§ DATA SHOWN:
+++
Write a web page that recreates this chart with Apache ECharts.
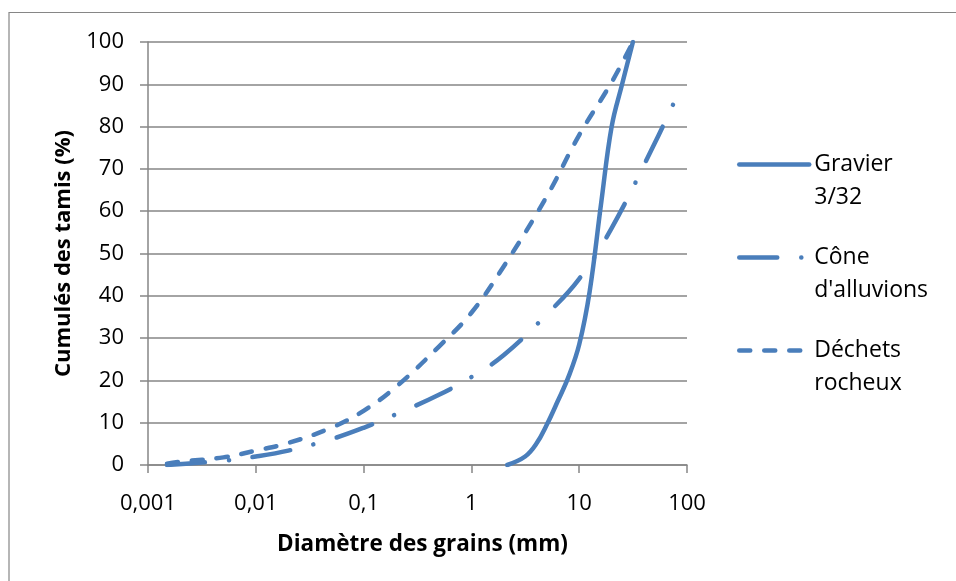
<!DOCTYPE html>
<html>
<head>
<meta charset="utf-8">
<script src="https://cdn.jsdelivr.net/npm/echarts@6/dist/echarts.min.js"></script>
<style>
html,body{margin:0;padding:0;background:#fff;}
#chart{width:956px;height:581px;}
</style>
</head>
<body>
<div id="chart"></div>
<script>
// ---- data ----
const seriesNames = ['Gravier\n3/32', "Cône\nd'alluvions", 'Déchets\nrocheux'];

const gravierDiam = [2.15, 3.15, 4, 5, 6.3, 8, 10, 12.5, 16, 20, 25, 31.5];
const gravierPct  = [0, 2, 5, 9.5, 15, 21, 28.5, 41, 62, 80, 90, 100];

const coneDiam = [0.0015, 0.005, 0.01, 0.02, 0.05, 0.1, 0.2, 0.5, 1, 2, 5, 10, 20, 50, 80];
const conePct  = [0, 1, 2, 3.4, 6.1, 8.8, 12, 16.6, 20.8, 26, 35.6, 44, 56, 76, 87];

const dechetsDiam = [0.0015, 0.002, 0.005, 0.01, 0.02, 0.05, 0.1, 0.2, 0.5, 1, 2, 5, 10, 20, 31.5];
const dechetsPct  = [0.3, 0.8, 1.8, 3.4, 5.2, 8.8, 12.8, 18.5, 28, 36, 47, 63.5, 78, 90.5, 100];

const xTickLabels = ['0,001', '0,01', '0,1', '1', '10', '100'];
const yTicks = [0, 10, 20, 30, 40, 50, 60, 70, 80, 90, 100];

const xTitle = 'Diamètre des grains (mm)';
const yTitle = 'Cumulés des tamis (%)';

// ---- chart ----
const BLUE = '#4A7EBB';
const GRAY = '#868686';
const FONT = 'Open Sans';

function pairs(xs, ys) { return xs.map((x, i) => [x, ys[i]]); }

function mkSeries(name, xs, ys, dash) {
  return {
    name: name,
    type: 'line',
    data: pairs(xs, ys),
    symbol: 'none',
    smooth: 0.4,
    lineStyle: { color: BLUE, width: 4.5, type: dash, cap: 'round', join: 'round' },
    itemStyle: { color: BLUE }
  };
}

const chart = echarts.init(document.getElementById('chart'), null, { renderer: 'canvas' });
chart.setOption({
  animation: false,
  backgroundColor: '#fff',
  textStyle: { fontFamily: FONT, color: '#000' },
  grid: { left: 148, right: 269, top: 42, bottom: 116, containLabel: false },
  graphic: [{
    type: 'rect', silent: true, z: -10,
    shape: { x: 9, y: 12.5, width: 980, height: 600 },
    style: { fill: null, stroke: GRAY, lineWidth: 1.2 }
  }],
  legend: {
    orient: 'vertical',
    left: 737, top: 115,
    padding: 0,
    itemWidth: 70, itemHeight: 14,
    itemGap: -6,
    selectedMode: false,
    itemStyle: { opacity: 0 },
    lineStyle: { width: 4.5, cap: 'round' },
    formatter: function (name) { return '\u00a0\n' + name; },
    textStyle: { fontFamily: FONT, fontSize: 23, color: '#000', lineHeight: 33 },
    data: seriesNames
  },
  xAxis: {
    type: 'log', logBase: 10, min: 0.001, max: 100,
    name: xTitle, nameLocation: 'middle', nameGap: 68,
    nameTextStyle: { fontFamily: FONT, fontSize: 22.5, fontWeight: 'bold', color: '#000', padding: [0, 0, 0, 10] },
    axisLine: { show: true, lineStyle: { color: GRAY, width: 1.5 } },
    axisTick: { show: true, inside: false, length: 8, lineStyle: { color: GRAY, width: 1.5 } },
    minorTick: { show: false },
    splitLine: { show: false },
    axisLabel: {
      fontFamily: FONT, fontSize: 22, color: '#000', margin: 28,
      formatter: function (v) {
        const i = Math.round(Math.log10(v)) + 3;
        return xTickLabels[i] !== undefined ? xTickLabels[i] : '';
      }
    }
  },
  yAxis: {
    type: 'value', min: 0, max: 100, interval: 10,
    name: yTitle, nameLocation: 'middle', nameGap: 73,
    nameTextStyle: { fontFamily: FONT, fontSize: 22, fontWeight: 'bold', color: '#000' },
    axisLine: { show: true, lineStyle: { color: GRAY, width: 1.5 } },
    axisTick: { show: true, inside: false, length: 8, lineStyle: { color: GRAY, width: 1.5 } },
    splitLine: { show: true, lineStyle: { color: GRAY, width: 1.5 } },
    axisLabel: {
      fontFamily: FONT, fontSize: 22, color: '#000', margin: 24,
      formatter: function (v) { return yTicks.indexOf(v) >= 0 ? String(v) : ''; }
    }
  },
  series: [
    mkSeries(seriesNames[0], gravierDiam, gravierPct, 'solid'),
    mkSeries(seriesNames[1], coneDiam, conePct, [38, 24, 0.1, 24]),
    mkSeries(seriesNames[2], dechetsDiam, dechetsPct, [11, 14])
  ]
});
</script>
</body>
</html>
+++
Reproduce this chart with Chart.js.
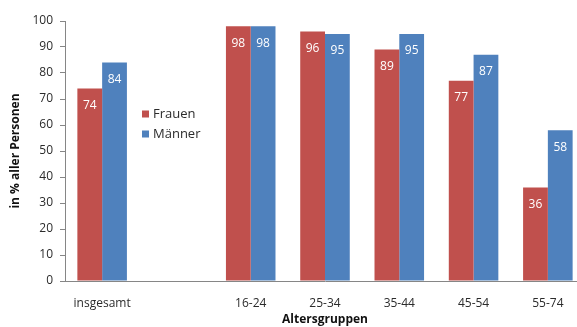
+++
§ EXERCISE: Lines containing "with" are to be counted. State the total and add nothing.

§ WRITTEN SOLUTION: 2